All of these are axiomatically independent: you could form a coherent belief structure out of any combination of them. (1)+(2) implies pro-life. (3) makes abortion meaningfully distinct from preventative birth control. I'm fairly certain that the vast majority of people across political and religious beliefs agree with (3) in practice, which is why they don't advocate that celibate people be treated the same as serial killers. Even religious fundamentalists who are adamantly against birth control and in favor of having lots of children don't think that failing to procreate is literally equivalent to murder. Only weird straw-utilitarians who want to tile the universe with hedonium or literally maximize the number of living humans to the exclusion of all else would reject (3).

So then, conditional on people accepting (3), we can broadly categorize "pro life" people as accepting both (1) and (2), and "pro choice" people as rejecting one or both. Theoretically you could find weird exceptions where someone rejects (2) but is pro life anyway because they want to mysogynistically control women's bodies, or someone who accepts all three but only a weak version of 1 such that the right to bodily autonomy outweighs millions of valuable fetus lives. But in practice most of the contention is in (2): pro-choice people reject the premise that fetuses are meaningfully human in a way that makes them valuable and gives them rights. And to a lesser extent they contest (1), a lot of atheists think that human rights are derived from the State and not inherent to personhood thus non-citizens who the State chooses not to protect and can't advocate for themselves do not have inherent rights, while more religious people think that rights are inherent, inalienable, and God-given.
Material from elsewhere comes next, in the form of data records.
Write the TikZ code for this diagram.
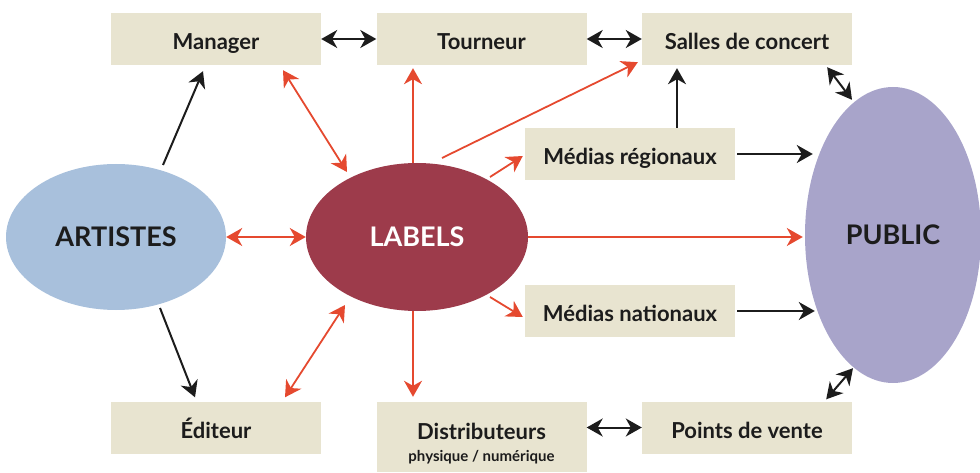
\documentclass[tikz,border=0pt]{standalone}
\usepackage{fontspec}
\setmainfont{Lato}
\usetikzlibrary{shapes.geometric,arrows.meta,calc}
\definecolor{boxfill}{RGB}{232,228,208}
\definecolor{artfill}{RGB}{168,192,220}
\definecolor{labfill}{RGB}{157,59,75}
\definecolor{pubfill}{RGB}{168,164,202}
\definecolor{redarr}{RGB}{229,73,47}
\definecolor{txt}{RGB}{28,28,28}
\tikzset{
  boxnode/.style={fill=boxfill, minimum width=210pt, minimum height=52pt, inner sep=0pt,
    text height=22pt, text depth=1pt,
    font=\fontsize{22}{26}\selectfont\bfseries, text=txt},
  ellnode/.style={ellipse, inner sep=0pt, font=\fontsize{27}{31}\selectfont\bfseries},
  bk/.style={draw=txt, line width=2pt, ->},
  bkk/.style={draw=txt, line width=2pt, <->},
  rd/.style={draw=redarr, line width=1.8pt, ->},
  rdd/.style={draw=redarr, line width=1.8pt, <->},
  subtxt/.style={text=txt, inner sep=0pt, anchor=base},
}
\begin{document}
\begin{tikzpicture}[x=1pt,y=-1pt, >={Stealth[length=16pt,width=18pt,inset=5pt]}]
\useasboundingbox (0,0) rectangle (980,473);
% boxes
\node[boxnode] (manager) at (216,39) {Manager};
\node[boxnode] (tourneur) at (481.5,39) {Tourneur};
\node[boxnode] (salles) at (747,39) {Salles de concert};
\node[boxnode] (medreg) at (630,154) {Médias régionaux};
\node[boxnode] (mednat) at (630,311) {Médias nationaux};
\node[boxnode] (editeur) at (216,427.5) {Éditeur};
\node[boxnode, minimum height=70pt, text height=0pt, text depth=0pt] (distrib) at (481.5,437) {};
\node[subtxt, font=\fontsize{22}{26}\selectfont\bfseries] (distribt) at (481.5,439) {Distributeurs};
\node[subtxt, font=\fontsize{15}{18}\selectfont\bfseries] (distribs) at (481.5,461) {physique / numérique};
\node[boxnode] (points) at (747,427.5) {Points de vente};
% ellipses
\node[ellnode, fill=artfill, minimum width=220pt, minimum height=146pt, text=txt] (artistes) at (116,237) {ARTISTES};
\node[ellnode, fill=labfill, minimum width=222pt, minimum height=148pt, text=white] (labels) at (417,237) {LABELS};
\node[ellnode, fill=pubfill, minimum width=176pt, minimum height=296pt, text=txt] (public) at (893,235) {PUBLIC};
% black connectors
\draw[bkk] (manager.east) -- (tourneur.west);
\draw[bkk] (tourneur.east) -- (salles.west);
\draw[bk] ($(artistes)+(47,-72)$) -- ($(manager.south)+(-13,6)$);
\draw[bk] ($(artistes)+(44,71)$) -- ($(editeur.north)+(-21,-4)$);
\draw[bkk] ($(salles.south east)+(-25,2)$) -- ($(public.north)+(-41,13)$);
\draw[bk] ($(medreg.north)+(47,0)$) -- ($(salles.south)+(-70,3)$);
\draw[bk] ($(medreg.east)+(2,0)$) -- ($(medreg.east -| public.west)+(8,0)$);
\draw[bk] ($(mednat.east)+(2,0)$) -- ($(mednat.east -| public.west)+(10,0)$);
\draw[bkk] (distrib.east |- points.west) -- (points.west);
\draw[bkk] ($(points.north east)+(-26,-2)$) -- ($(public.south)+(-40,-15)$);
% red connectors
\draw[rdd] (artistes.east) -- (labels.west);
\draw[rdd] ($(labels)+(-70,-65)$) -- ($(manager.south)+(67,5)$);
\draw[rd] ($(labels.north)+(-4,0)$) -- ($(labels.north |- tourneur.south)+(-4,3)$);
\draw[rd] ($(labels)+(25,-79)$) -- ($(salles.south west)+(-4,-3)$);
\draw[rd] ($(labels)+(73,-60)$) -- ($(medreg.west)+(-2,2)$);
\draw[rd] (labels.east) -- ($(labels.east -| public.west)+(-2,0)$);
\draw[rd] ($(labels)+(73,60)$) -- ($(mednat.west)+(-2,6)$);
\draw[rd] ($(labels.south)+(-4,0)$) -- ($(labels.south |- distrib.north)+(-4,-5)$);
\draw[rdd] ($(labels)+(-72,68)$) -- ($(editeur.north)+(69,-4)$);
\end{tikzpicture}
\end{document}
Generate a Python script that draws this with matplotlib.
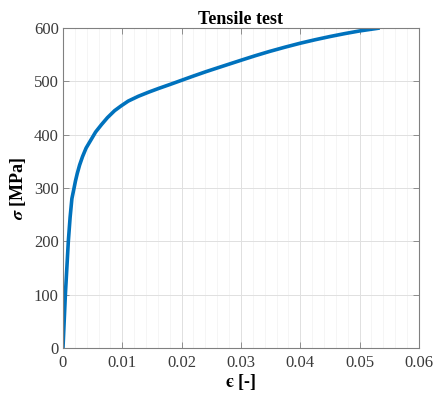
import numpy as np
import matplotlib
matplotlib.use("Agg")
import matplotlib.pyplot as plt
from matplotlib.ticker import MultipleLocator

# ---------------------------------------------------------------------
# Stress-strain curve
# ---------------------------------------------------------------------
strain = [0, 0.0004, 0.0009, 0.0012, 0.0015, 0.00185, 0.0021, 0.0024,
          0.0028, 0.0033, 0.0039, 0.0047, 0.0055, 0.0065, 0.0075, 0.0087,
          0.0098, 0.011, 0.0127, 0.0145, 0.0162, 0.018, 0.020, 0.022,
          0.0242, 0.0264, 0.0282, 0.030, 0.0324, 0.0348, 0.0374, 0.040,
          0.0425, 0.045, 0.0475, 0.050, 0.0534]
stress = [0, 100, 200, 245, 280, 299, 313, 327,
          343, 359, 375, 390, 405, 419, 432, 445,
          454, 463, 472, 480, 487, 494, 502, 510,
          518.5, 526.5, 533, 539.5, 548, 556, 564, 571.5,
          578, 584, 589.5, 594.5, 600]

x_ticks = [0, 0.01, 0.02, 0.03, 0.04, 0.05, 0.06]
x_tick_labels = ["0", "0.01", "0.02", "0.03", "0.04", "0.05", "0.06"]
y_ticks = [0, 100, 200, 300, 400, 500, 600]

plt.rcParams["font.family"] = ["Liberation Serif", "DejaVu Serif"]
plt.rcParams["mathtext.fontset"] = "stix"

fig = plt.figure(figsize=(4.35, 4.03), dpi=100)
ax = fig.add_axes([0.1448, 0.1365, 0.8182, 0.794])

ax.plot(strain, stress, color="#0072BD", linewidth=2.6,
        solid_capstyle="butt", solid_joinstyle="round")

ax.set_xlim(0, 0.06)
ax.set_ylim(0, 600)
ax.set_xticks(x_ticks)
ax.set_xticklabels(x_tick_labels)
ax.set_yticks(y_ticks)
ax.xaxis.set_minor_locator(MultipleLocator(0.002))

ax.grid(True, which="major", color="#e0e0e0", linewidth=0.7)
ax.grid(True, which="minor", axis="x", color="#f4f4f4", linewidth=0.6)
ax.set_axisbelow(True)

ax.tick_params(which="both", direction="in", top=True, right=True,
               colors="#808080", labelcolor="#3a3a3a", labelsize=12)
ax.tick_params(which="major", length=4, width=0.6)
ax.tick_params(which="minor", length=0)
ax.tick_params(axis="x", pad=5)
ax.tick_params(axis="y", pad=3)
for sp in ax.spines.values():
    sp.set_color("#808080")
    sp.set_linewidth(0.8)

ax.set_title("Tensile test", fontsize=13, fontweight="bold", pad=3)
ax.set_xlabel("$\\boldsymbol{\u03f5}$ [-]", fontsize=13,
              fontweight="bold", labelpad=1)
ax.set_ylabel(r"$\boldsymbol{\sigma}$ [MPa]", fontsize=13,
              fontweight="bold", labelpad=4)

fig.savefig("out.png", dpi=100)
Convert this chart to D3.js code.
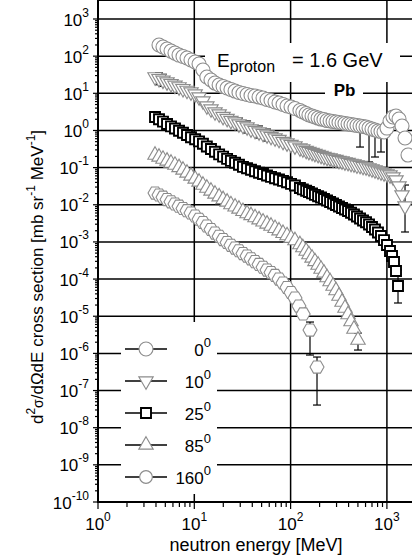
<!DOCTYPE html>
<html>
<head>
<meta charset="utf-8">
<script src="https://cdnjs.cloudflare.com/ajax/libs/d3/7.8.5/d3.min.js"></script>
<style>
  body { margin: 0; background: #fff; }
  svg { display: block; font-family: "Liberation Sans", Arial, Helvetica, sans-serif; }
</style>
</head>
<body>
<svg id="chart" width="412" height="555"></svg>
<script>
// p + Pb at 1.6 GeV, neutron double differential cross sections

var angles = ["0", "10", "25", "85", "160"];

// Energy bins [MeV]
var energyBins = [3.91, 4.30, 4.73, 5.21, 5.73, 6.30, 6.94, 7.63, 8.40, 9.24, 10.2, 11.2,
                  12.3, 13.5, 14.9, 16.4, 18.1, 19.9, 21.9, 24.0, 26.5, 29.1, 32.0, 35.3,
                  38.8, 42.7, 47.0, 51.7, 56.9, 62.6, 68.9, 75.8, 83.4, 91.8, 101, 111];
// ... and the dense high energy part
var energyHigh = [125, 134, 145, 155, 167, 179, 193, 207, 222, 239, 257, 276, 296, 318,
                  342, 367, 395, 424, 455, 489, 526, 565, 607, 652, 700, 752, 808, 868,
                  933, 1002, 1077, 1157, 1243, 1336, 1435, 1542, 1656];

var energy0   = energyBins.slice(1).concat(energyHigh)
  , energy10  = energyBins.concat(energyHigh.slice(0, 36))
  , energy25  = energyBins.concat(energyHigh.slice(0, 31), [1130, 1185, 1243, 1304])
  , energy85  = energyBins.concat(energyHigh.slice(0, 19), [501])
  , energy160 = energyBins.concat([122, 135, 159, 188])
  ;

// d2sigma/dOmega dE [mb/sr/MeV]
var sigma0 = [200, 176, 156, 137, 121, 107, 97.7, 89.1, 78.7, 69.6, 61.5, 42.4, 27.5, 22.8,
              18.9, 16.7, 15.2, 13.9, 12.7, 11.5, 10.5, 9.88, 9.29, 8.73, 8.46, 7.95, 7.47,
              6.81, 6.40, 5.83, 5.48, 5.00, 4.55, 4.28, 3.90,
              3.44, 3.14, 2.86, 2.61, 2.45, 2.30, 2.16, 2.03, 1.97, 1.85, 1.80, 1.74, 1.69,
              1.64, 1.59, 1.54, 1.49, 1.45, 1.40, 1.36, 1.32, 1.28, 1.24, 1.16, 1.09, 1.03,
              0.966, 0.937, 0.909, 1.16, 1.80, 2.30, 2.45, 2.03, 1.32, 0.626, 0.218];

var sigma10 = [27.5, 24.7, 22.4, 20.1, 18.1, 16.4, 14.8, 13.3, 12.0, 10.8, 9.57, 7.95, 6.21,
               4.55, 3.78, 3.14, 2.77, 2.37, 2.10, 1.85, 1.69, 1.49, 1.36, 1.24, 1.09, 0.997,
               0.909, 0.828, 0.755, 0.688, 0.626, 0.571, 0.504, 0.459, 0.419, 0.381,
               0.337, 0.317, 0.289, 0.271, 0.255, 0.239, 0.225, 0.212, 0.199, 0.187, 0.181,
               0.170, 0.165, 0.155, 0.150, 0.141, 0.137, 0.129, 0.125, 0.117, 0.114, 0.107,
               0.104, 0.0976, 0.0917, 0.0862, 0.0810, 0.0762, 0.0716, 0.0673, 0.0632, 0.0559,
               0.0464, 0.0320, 0.0183, 0.00925];

var sigma25 = [2.30, 2.00, 1.73, 1.49, 1.29, 1.13, 0.985, 0.865, 0.755, 0.658, 0.578, 0.507,
               0.437, 0.370, 0.317, 0.268, 0.227, 0.198, 0.172, 0.152, 0.135, 0.119, 0.105,
               0.0957, 0.0873, 0.0800, 0.0729, 0.0673, 0.0613, 0.0565, 0.0519, 0.0479, 0.0439,
               0.0402, 0.0366, 0.0330,
               0.0282, 0.0259, 0.0239, 0.0220, 0.0202, 0.0185, 0.0170, 0.0157, 0.0143, 0.0130,
               0.0119, 0.0108, 0.00985, 0.00897, 0.00818, 0.00745, 0.00679, 0.00607, 0.00546,
               0.00482, 0.00426, 0.00377, 0.00339, 0.00294, 0.00252, 0.00215, 0.00179, 0.00144,
               0.00112, 0.000826, 0.000569, 0.000417, 0.000288, 0.000165, 0.0000650];

var sigma85 = [0.218, 0.193, 0.170, 0.151, 0.133, 0.117, 0.101, 0.0862, 0.0716, 0.0595, 0.0494,
               0.0410, 0.0340, 0.0282, 0.0235, 0.0195, 0.0165, 0.0139, 0.0119, 0.0101, 0.00881,
               0.00769, 0.00667, 0.00581, 0.00514, 0.00451, 0.00396, 0.00348, 0.00305, 0.00268,
               0.00232, 0.00200, 0.00171, 0.00148, 0.00127, 0.00109,
               0.000851, 0.000707, 0.000569, 0.000458, 0.000369, 0.000297, 0.000239, 0.000186,
               0.000146, 0.000110, 0.0000859, 0.0000650, 0.0000492, 0.0000350, 0.0000241,
               0.0000166, 0.0000111, 0.00000720, 0.00000452, 0.00000229];

var sigma160 = [0.0207, 0.0183, 0.0160, 0.0138, 0.0120, 0.0105, 0.00914, 0.00793, 0.00692,
                0.00600, 0.00498, 0.00408, 0.00333, 0.00268, 0.00216, 0.00173, 0.00142,
                0.00116, 0.000964, 0.000810, 0.000685, 0.000579, 0.000487, 0.000417, 0.000351,
                0.000295, 0.000248, 0.000208, 0.000175, 0.000150, 0.000125, 0.000100,
                0.0000784, 0.0000593, 0.0000435, 0.0000309,
                0.0000188, 0.0000115, 0.00000425, 0.000000429];

// Visible error bars: [energy, low, high]
var errors0   = [[526, 0.358, 1.7], [652, 0.142, 1.5], [752, 0.193, 1.3], [868, 0.263, 1.2]];
var errors10  = [[4.30, 17.0, 36.0], [4.73, 15.4, 32.5], [29.1, 1.03, 2.16], [35.3, 0.855, 1.80],
                 [47.0, 0.627, 1.32], [56.9, 0.521, 1.09], [1542, 0.00185, 0.034]];
var errors25  = [[1304, 0.0000227, 0.000175]];
var errors85  = [[501, 0.00000123, 0.0000035]];
var errors160 = [[159, 0.000000903, 0.00000698], [188, 0.0000000407, 0.000000798]];

var xTickExp = [0, 1, 2, 3];
var yTickExp = d3.range(-10, 4);   // 10^-10 .. 10^3


var grey = "#8c8c8c";

// Flat-topped hexagon, d3 custom symbol type
var symbolHexagon = {
  draw: function (context, size) {
    var r = Math.sqrt(size / (1.5 * Math.sqrt(3)));
    for (var i = 0; i < 6; i += 1) {
      var a = Math.PI / 3 * i;
      if (i === 0) { context.moveTo(r * Math.cos(a), r * Math.sin(a)); }
      else { context.lineTo(r * Math.cos(a), r * Math.sin(a)); }
    }
    context.closePath();
  }
};

var series = [
  { angle: angles[0], energy: energy0,   sigma: sigma0,   errors: errors0,
    type: d3.symbolCircle,   size: 154, rotate: 0,   color: grey,   width: 1.1, legendType: d3.symbolCircle },
  { angle: angles[1], energy: energy10,  sigma: sigma10,  errors: errors10,
    type: d3.symbolTriangle, size: 90,  rotate: 180, color: grey,   width: 1.1, legendType: d3.symbolTriangle },
  { angle: angles[2], energy: energy25,  sigma: sigma25,  errors: errors25,
    type: d3.symbolSquare,   size: 100, rotate: 0,   color: "#000", width: 1.9, legendType: d3.symbolSquare },
  { angle: angles[3], energy: energy85,  sigma: sigma85,  errors: errors85,
    type: d3.symbolTriangle, size: 90,  rotate: 0,   color: grey,   width: 1.1, legendType: d3.symbolTriangle },
  { angle: angles[4], energy: energy160, sigma: sigma160, errors: errors160,
    type: symbolHexagon,     size: 127, rotate: 0,   color: grey,   width: 1.1, legendType: d3.symbolCircle }
];

var svg = d3.select("#chart");

var x = d3.scaleLog().domain([1, 1822]).range([98, 412])
  , y = d3.scaleLog().domain([1e-10, 1e3]).range([502, 19])
  , left = x.range()[0], right = x.range()[1]
  , top = y.range()[1], bottom = y.range()[0]
  ;

// Grid lines at every decade
var grid = svg.append("g").attr("stroke", "#000").attr("stroke-width", 1.5);
yTickExp.forEach(function (e) {
  if (e === -10) { return; }
  grid.append("line")
      .attr("x1", left).attr("x2", right)
      .attr("y1", y(Math.pow(10, e))).attr("y2", y(Math.pow(10, e)));
});
xTickExp.forEach(function (e) {
  if (e === 0) { return; }
  grid.append("line")
      .attr("x1", x(Math.pow(10, e))).attr("x2", x(Math.pow(10, e)))
      .attr("y1", top).attr("y2", bottom);
});

// White boxes behind legend and labels hide the grid
svg.append("rect").attr("x", 121).attr("y", 322).attr("width", 96).attr("height", 172).attr("fill", "#fff");
svg.append("rect").attr("x", 205).attr("y", 43).attr("width", 195).attr("height", 39).attr("fill", "#fff");
svg.append("rect").attr("x", 325).attr("y", 82).attr("width", 38).attr("height", 20).attr("fill", "#fff");

// Axes
var axes = svg.append("g").attr("stroke", "#000").attr("stroke-width", 2);
axes.append("line").attr("x1", left).attr("x2", left).attr("y1", top - 1).attr("y2", bottom + 1);
axes.append("line").attr("x1", left).attr("x2", right).attr("y1", bottom).attr("y2", bottom);
axes.append("line").attr("x1", left).attr("x2", right).attr("y1", top).attr("y2", top);

var ticks = svg.append("g").attr("stroke", "#000").attr("stroke-width", 1.2);
yTickExp.forEach(function (e) {
  var v = Math.pow(10, e);
  ticks.append("line").attr("x1", left - 5).attr("x2", left).attr("y1", y(v)).attr("y2", y(v));
  if (e === 3) { return; }
  for (var m = 2; m <= 9; m += 1) {
    ticks.append("line").attr("x1", left - 3).attr("x2", left)
         .attr("y1", y(m * v)).attr("y2", y(m * v));
  }
});
xTickExp.forEach(function (e) {
  var v = Math.pow(10, e);
  ticks.append("line").attr("x1", x(v)).attr("x2", x(v)).attr("y1", bottom).attr("y2", bottom + 7);
  for (var m = 2; m <= 9; m += 1) {
    if (m * v > x.domain()[1]) { break; }
    ticks.append("line").attr("x1", x(m * v)).attr("x2", x(m * v))
         .attr("y1", bottom).attr("y2", bottom + 5);
  }
});

// "10" with a raised exponent
function powerLabel (sel, base, exp, baseSize, expSize, raise) {
  sel.append("tspan").attr("font-size", baseSize).text(base);
  sel.append("tspan").attr("font-size", expSize).attr("dy", -raise).text(exp);
}

yTickExp.forEach(function (e) {
  var t = svg.append("text")
             .attr("x", 89)
             .attr("y", y(Math.pow(10, e)) + 6.5)
             .attr("text-anchor", "end");
  powerLabel(t, "10", e, 17, 12, 9);
});
xTickExp.forEach(function (e) {
  var t = svg.append("text")
             .attr("x", x(Math.pow(10, e)))
             .attr("y", 530)
             .attr("text-anchor", "middle");
  powerLabel(t, "10", e, 17, 12, 9);
});

// Axis titles
svg.append("text")
   .attr("x", 256).attr("y", 551)
   .attr("text-anchor", "middle")
   .attr("font-size", 18)
   .text("neutron energy [MeV]");

var yTitle = svg.append("text")
                .attr("transform", "translate(43,277) rotate(-90)")
                .attr("text-anchor", "middle")
                .attr("font-size", 17);
yTitle.append("tspan").text("d");
yTitle.append("tspan").attr("font-size", 12).attr("dy", -8).text("2");
yTitle.append("tspan").attr("font-size", 14).attr("dy", 8).text("σ");
yTitle.append("tspan").text("/dΩdE cross section [mb sr");
yTitle.append("tspan").attr("font-size", 12).attr("dy", -8).text("-1");
yTitle.append("tspan").attr("dy", 8).text(" MeV");
yTitle.append("tspan").attr("font-size", 12).attr("dy", -8).text("-1");
yTitle.append("tspan").attr("dy", 8).text("]");

// Data: error bars first, markers on top
function marker (s, type) {
  return d3.symbol().type(type).size(s.size)();
}

series.forEach(function (s) {
  var g = svg.append("g");

  s.errors.forEach(function (d) {
    var cx = x(d[0]);
    g.append("line").attr("x1", cx).attr("x2", cx).attr("y1", y(d[1])).attr("y2", y(d[2]))
     .attr("stroke", "#000").attr("stroke-width", 1.2);
    g.append("line").attr("x1", cx - 4).attr("x2", cx + 4).attr("y1", y(d[1])).attr("y2", y(d[1]))
     .attr("stroke", "#000").attr("stroke-width", 1.2);
    g.append("line").attr("x1", cx - 4).attr("x2", cx + 4).attr("y1", y(d[2])).attr("y2", y(d[2]))
     .attr("stroke", "#000").attr("stroke-width", 1.2);
  });

  g.selectAll("path")
   .data(d3.zip(s.energy, s.sigma))
   .enter()
   .append("path")
   .attr("d", marker(s, s.type))
   .attr("transform", function (d) {
     return "translate(" + x(d[0]) + "," + y(d[1]) + ") rotate(" + s.rotate + ")";
   })
   .attr("fill", "#fff")
   .attr("stroke", s.color)
   .attr("stroke-width", s.width);
});

// Legend
var legendY = [349, 381, 413, 445, 477];
series.forEach(function (s, i) {
  var ly = legendY[i];
  svg.append("line")
     .attr("x1", 125).attr("x2", 167).attr("y1", ly).attr("y2", ly)
     .attr("stroke", "#000").attr("stroke-width", 1.3);
  svg.append("path")
     .attr("d", marker(s, s.legendType))
     .attr("transform", "translate(146," + ly + ") rotate(" + s.rotate + ")")
     .attr("fill", "#fff")
     .attr("stroke", s.color)
     .attr("stroke-width", s.width);
  var t = svg.append("text")
             .attr("x", 211).attr("y", ly + 7)
             .attr("text-anchor", "end");
  powerLabel(t, s.angle, "0", 17, 13, 9);
});

// Beam energy and target
var eText = svg.append("text").attr("x", 217).attr("y", 67).attr("font-size", 19);
eText.append("tspan").text("E");
eText.append("tspan").attr("font-size", 16).attr("dy", 5).text("proton");
svg.append("text").attr("x", 292).attr("y", 67).attr("font-size", 20).text("= 1.6 GeV");

svg.append("text")
   .attr("x", 344.5).attr("y", 96)
   .attr("text-anchor", "middle")
   .attr("font-size", 17)
   .attr("font-weight", "bold")
   .text("Pb");
</script>
</body>
</html>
Although the existence of God is neither necessary nor sufficient for human rights to be inherent and inalienable, the beliefs do tend to be strongly correlated, as postulating an objective morality without a higher authority to define it requires some epicycles and philosophical justification.

All this to say... murder and abstinence are incredibly different, and nobody treats them the same, not even you. That's why you aren't panicking about not having unprotected sex right now the same way you would be if you were accidentally killing someone right now.